Civil Engineering & Design
Graham Lake Dam Rehabilitation
The Graham Lake Dam is part of the Ellsworth Project, which is owned and
operated by Bangor Hydro-Electric Company (BHE). The embankment was constructed
in 1923 as a semi-hydraulic fill. Engineering assessments determined that the
earth embankment contained soils that were susceptible to seismically induced
liquefaction. In addition, the embankment is founded on a sensitive, soft silty
clay which, in conjunction with a high phreatic surface and loose soils,
contributed to a low slope stability factor of safety.
A feasibility study was conducted to determine a cost-effective approach to
remediation. Devine Tarbell & Associates, Inc.’s (DTA) staff designed the
selected remediation and provided Owner’s Representative services on-site during
construction.
DTA’s staff concluded that the most cost-effective approach to remediation was a
concrete gravity flood control structure located at the downstream toe of the
existing dam, integrated with the existing spillway structure. Design of the new
flood control structure was constrained by the limited land available at the
downstream slope, and appeared to require an extensive tieback wall to maintain
the stability of the downstream slope of the dam while digging a 30-foot-deep
excavation to bedrock foundation subgrade, significantly increasing project
costs. As an alternative to the tieback wall, DTA’s staff developed a unique and
cost effective approach using a counterweight berm, constructed in sequential
cells, to replace the soft foundation soils at and below the toe of the dam,
effectively buttressing stability during excavation.
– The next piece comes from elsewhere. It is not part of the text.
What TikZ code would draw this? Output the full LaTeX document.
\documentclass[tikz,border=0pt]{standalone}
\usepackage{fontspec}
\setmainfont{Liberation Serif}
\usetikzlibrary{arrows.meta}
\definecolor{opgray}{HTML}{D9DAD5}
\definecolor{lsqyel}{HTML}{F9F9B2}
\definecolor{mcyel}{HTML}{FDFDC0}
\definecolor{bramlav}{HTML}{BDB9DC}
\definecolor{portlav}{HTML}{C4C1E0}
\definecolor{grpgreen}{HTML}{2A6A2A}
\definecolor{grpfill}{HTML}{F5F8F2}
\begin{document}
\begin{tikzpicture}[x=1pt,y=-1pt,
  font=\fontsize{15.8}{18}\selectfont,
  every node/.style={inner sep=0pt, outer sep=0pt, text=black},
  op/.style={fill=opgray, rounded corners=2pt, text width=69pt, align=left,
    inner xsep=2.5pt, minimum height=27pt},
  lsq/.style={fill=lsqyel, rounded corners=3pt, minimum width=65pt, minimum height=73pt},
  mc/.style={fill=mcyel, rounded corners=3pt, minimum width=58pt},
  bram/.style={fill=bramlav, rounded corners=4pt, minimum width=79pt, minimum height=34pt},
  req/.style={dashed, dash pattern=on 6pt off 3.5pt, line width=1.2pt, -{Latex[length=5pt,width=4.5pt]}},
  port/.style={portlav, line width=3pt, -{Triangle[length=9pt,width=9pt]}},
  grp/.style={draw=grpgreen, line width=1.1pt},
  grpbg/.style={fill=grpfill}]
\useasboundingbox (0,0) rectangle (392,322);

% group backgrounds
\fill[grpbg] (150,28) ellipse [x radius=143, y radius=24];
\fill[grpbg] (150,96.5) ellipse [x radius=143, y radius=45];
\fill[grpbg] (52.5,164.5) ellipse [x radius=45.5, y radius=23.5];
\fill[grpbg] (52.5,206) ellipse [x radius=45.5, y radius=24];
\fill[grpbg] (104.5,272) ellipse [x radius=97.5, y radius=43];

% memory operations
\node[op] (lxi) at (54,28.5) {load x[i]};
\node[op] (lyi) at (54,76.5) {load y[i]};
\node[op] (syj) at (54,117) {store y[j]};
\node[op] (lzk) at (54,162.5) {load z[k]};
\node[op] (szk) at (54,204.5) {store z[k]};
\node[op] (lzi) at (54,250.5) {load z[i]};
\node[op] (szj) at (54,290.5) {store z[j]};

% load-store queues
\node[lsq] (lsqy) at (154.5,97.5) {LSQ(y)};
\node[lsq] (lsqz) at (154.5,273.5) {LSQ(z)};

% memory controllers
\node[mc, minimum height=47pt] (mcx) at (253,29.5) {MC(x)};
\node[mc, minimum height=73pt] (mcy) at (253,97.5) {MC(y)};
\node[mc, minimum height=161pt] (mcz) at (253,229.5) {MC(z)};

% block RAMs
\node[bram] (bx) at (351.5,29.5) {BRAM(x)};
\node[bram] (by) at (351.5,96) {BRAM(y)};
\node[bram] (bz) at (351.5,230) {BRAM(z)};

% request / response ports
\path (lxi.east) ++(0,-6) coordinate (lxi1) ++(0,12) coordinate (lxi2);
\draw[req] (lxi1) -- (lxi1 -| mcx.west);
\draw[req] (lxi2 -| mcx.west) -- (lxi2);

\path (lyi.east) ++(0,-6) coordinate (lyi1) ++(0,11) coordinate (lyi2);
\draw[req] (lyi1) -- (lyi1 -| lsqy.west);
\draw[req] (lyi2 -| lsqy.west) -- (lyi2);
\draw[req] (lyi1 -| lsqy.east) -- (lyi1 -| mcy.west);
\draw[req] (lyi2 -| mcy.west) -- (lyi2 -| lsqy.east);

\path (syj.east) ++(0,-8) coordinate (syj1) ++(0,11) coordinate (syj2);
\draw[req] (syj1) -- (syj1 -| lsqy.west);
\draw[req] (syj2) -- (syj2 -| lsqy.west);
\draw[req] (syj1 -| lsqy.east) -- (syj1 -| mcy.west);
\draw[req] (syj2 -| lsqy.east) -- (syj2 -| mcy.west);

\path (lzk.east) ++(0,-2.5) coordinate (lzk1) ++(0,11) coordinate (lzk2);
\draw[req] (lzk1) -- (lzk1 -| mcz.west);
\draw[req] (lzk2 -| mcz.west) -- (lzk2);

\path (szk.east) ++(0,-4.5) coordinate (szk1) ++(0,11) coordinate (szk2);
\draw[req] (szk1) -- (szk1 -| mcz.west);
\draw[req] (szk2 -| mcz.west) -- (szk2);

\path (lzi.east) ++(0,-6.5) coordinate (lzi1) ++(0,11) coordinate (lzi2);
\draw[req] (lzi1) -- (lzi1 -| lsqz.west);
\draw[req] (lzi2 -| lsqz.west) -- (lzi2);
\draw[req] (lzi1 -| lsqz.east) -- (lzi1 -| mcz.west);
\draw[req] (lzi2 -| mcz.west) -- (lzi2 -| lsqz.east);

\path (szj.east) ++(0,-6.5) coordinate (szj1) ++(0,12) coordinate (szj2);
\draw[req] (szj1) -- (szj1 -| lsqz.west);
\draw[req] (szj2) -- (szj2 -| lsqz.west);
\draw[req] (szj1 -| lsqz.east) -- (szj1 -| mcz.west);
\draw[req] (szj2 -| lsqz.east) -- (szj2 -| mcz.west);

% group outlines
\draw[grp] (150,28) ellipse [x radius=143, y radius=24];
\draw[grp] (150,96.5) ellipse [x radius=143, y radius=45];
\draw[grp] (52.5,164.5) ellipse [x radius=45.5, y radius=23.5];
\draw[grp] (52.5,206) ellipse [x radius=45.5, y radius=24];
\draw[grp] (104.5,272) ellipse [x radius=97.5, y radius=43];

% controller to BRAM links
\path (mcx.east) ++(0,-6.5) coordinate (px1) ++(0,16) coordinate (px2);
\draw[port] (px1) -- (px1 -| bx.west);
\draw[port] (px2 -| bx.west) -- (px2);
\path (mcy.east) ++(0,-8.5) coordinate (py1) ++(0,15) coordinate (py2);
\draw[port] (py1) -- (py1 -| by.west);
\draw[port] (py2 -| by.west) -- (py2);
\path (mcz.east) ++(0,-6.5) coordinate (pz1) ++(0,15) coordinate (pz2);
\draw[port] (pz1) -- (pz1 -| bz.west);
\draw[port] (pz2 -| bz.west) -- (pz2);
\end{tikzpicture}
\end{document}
The existing dam consisted of granular soils and would serve as the upstream
cofferdam for the excavation during construction. To control seepage, DTA’s
staff specified a deep well system. After installation of each deep well in the
dam, a pumping test was conducted. The indicated hydraulic response of the dam
to pumping, measured by piezometers, was evaluated using a three-dimensional
groundwater flow model to assess the need for additional wells prior to
excavation. Field instrumentation to monitor slope stability during excavation
and construction included piezometers and slope inclinometers.